::: DATASET SECTION

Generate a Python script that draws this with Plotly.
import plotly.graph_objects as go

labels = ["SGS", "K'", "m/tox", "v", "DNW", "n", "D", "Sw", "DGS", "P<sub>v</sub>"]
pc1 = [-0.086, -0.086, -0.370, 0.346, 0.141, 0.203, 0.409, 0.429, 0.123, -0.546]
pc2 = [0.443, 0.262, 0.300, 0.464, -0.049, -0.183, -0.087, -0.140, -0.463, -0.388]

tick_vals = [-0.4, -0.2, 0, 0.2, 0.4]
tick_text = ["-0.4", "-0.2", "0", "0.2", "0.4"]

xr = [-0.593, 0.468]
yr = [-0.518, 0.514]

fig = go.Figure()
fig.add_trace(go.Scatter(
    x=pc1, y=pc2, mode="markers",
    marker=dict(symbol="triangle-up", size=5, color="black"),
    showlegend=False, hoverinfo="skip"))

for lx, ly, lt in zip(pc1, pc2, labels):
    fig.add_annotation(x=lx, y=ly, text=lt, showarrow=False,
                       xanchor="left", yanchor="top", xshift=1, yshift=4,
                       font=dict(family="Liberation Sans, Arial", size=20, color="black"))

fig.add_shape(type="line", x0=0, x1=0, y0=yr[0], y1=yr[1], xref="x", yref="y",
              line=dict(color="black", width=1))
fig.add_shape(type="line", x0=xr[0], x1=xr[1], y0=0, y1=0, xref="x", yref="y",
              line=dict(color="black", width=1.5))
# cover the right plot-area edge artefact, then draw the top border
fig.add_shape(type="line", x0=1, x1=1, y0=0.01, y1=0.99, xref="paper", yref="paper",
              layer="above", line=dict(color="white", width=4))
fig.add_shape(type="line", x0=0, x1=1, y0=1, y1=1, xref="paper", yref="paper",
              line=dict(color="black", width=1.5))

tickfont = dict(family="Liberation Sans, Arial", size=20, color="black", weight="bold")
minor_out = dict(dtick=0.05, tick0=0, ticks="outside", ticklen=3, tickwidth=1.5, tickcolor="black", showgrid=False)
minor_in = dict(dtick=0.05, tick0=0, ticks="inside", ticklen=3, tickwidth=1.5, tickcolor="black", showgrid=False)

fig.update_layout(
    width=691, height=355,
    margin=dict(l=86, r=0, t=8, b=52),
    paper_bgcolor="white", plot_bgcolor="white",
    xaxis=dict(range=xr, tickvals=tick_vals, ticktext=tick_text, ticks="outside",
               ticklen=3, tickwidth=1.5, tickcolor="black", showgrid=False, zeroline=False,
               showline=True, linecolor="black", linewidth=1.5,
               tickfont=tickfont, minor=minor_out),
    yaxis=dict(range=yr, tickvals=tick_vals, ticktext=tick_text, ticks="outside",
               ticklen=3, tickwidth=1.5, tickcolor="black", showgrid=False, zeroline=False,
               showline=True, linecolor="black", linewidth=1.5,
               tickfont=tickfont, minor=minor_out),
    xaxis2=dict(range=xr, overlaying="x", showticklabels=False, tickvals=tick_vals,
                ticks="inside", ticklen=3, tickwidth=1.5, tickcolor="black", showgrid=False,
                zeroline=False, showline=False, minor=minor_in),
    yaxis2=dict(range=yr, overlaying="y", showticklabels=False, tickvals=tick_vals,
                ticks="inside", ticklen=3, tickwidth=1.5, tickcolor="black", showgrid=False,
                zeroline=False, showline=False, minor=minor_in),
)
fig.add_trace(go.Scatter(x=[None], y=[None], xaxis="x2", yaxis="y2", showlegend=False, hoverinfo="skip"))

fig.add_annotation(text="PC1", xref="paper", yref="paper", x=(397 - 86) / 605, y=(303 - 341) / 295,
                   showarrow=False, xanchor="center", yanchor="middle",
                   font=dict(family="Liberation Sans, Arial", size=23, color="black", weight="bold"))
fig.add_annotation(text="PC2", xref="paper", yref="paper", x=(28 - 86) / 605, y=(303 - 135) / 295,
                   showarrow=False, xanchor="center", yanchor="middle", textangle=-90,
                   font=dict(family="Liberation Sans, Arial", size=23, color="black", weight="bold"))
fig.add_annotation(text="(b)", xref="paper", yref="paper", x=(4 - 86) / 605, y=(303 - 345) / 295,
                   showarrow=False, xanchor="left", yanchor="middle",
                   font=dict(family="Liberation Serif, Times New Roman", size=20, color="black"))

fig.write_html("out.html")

::::::

Please output the entire listing exactly as it stands.

Generate a Python script that draws this with Plotly.
import plotly.graph_objects as go

labels = ["SGS", "K'", "m/tox", "v", "DNW", "n", "D", "Sw", "DGS", "P<sub>v</sub>"]
pc1 = [-0.086, -0.086, -0.370, 0.346, 0.141, 0.203, 0.409, 0.429, 0.123, -0.546]
pc2 = [0.443, 0.262, 0.300, 0.464, -0.049, -0.183, -0.087, -0.140, -0.463, -0.388]

tick_vals = [-0.4, -0.2, 0, 0.2, 0.4]
tick_text = ["-0.4", "-0.2", "0", "0.2", "0.4"]

xr = [-0.593, 0.468]
yr = [-0.518, 0.514]

fig = go.Figure()
fig.add_trace(go.Scatter(
    x=pc1, y=pc2, mode="markers",
    marker=dict(symbol="triangle-up", size=5, color="black"),
    showlegend=False, hoverinfo="skip"))

for lx, ly, lt in zip(pc1, pc2, labels):
    fig.add_annotation(x=lx, y=ly, text=lt, showarrow=False,
                       xanchor="left", yanchor="top", xshift=1, yshift=4,
                       font=dict(family="Liberation Sans, Arial", size=20, color="black"))

fig.add_shape(type="line", x0=0, x1=0, y0=yr[0], y1=yr[1], xref="x", yref="y",
              line=dict(color="black", width=1))
fig.add_shape(type="line", x0=xr[0], x1=xr[1], y0=0, y1=0, xref="x", yref="y",
              line=dict(color="black", width=1.5))
# cover the right plot-area edge artefact, then draw the top border
fig.add_shape(type="line", x0=1, x1=1, y0=0.01, y1=0.99, xref="paper", yref="paper",
              layer="above", line=dict(color="white", width=4))
fig.add_shape(type="line", x0=0, x1=1, y0=1, y1=1, xref="paper", yref="paper",
              line=dict(color="black", width=1.5))

tickfont = dict(family="Liberation Sans, Arial", size=20, color="black", weight="bold")
minor_out = dict(dtick=0.05, tick0=0, ticks="outside", ticklen=3, tickwidth=1.5, tickcolor="black", showgrid=False)
minor_in = dict(dtick=0.05, tick0=0, ticks="inside", ticklen=3, tickwidth=1.5, tickcolor="black", showgrid=False)

fig.update_layout(
    width=691, height=355,
    margin=dict(l=86, r=0, t=8, b=52),
    paper_bgcolor="white", plot_bgcolor="white",
    xaxis=dict(range=xr, tickvals=tick_vals, ticktext=tick_text, ticks="outside",
               ticklen=3, tickwidth=1.5, tickcolor="black", showgrid=False, zeroline=False,
               showline=True, linecolor="black", linewidth=1.5,
               tickfont=tickfont, minor=minor_out),
    yaxis=dict(range=yr, tickvals=tick_vals, ticktext=tick_text, ticks="outside",
               ticklen=3, tickwidth=1.5, tickcolor="black", showgrid=False, zeroline=False,
               showline=True, linecolor="black", linewidth=1.5,
               tickfont=tickfont, minor=minor_out),
    xaxis2=dict(range=xr, overlaying="x", showticklabels=False, tickvals=tick_vals,
                ticks="inside", ticklen=3, tickwidth=1.5, tickcolor="black", showgrid=False,
                zeroline=False, showline=False, minor=minor_in),
    yaxis2=dict(range=yr, overlaying="y", showticklabels=False, tickvals=tick_vals,
                ticks="inside", ticklen=3, tickwidth=1.5, tickcolor="black", showgrid=False,
                zeroline=False, showline=False, minor=minor_in),
)
fig.add_trace(go.Scatter(x=[None], y=[None], xaxis="x2", yaxis="y2", showlegend=False, hoverinfo="skip"))

fig.add_annotation(text="PC1", xref="paper", yref="paper", x=(397 - 86) / 605, y=(303 - 341) / 295,
                   showarrow=False, xanchor="center", yanchor="middle",
                   font=dict(family="Liberation Sans, Arial", size=23, color="black", weight="bold"))
fig.add_annotation(text="PC2", xref="paper", yref="paper", x=(28 - 86) / 605, y=(303 - 135) / 295,
                   showarrow=False, xanchor="center", yanchor="middle", textangle=-90,
                   font=dict(family="Liberation Sans, Arial", size=23, color="black", weight="bold"))
fig.add_annotation(text="(b)", xref="paper", yref="paper", x=(4 - 86) / 605, y=(303 - 345) / 295,
                   showarrow=False, xanchor="left", yanchor="middle",
                   font=dict(family="Liberation Serif, Times New Roman", size=20, color="black"))

fig.write_html("out.html")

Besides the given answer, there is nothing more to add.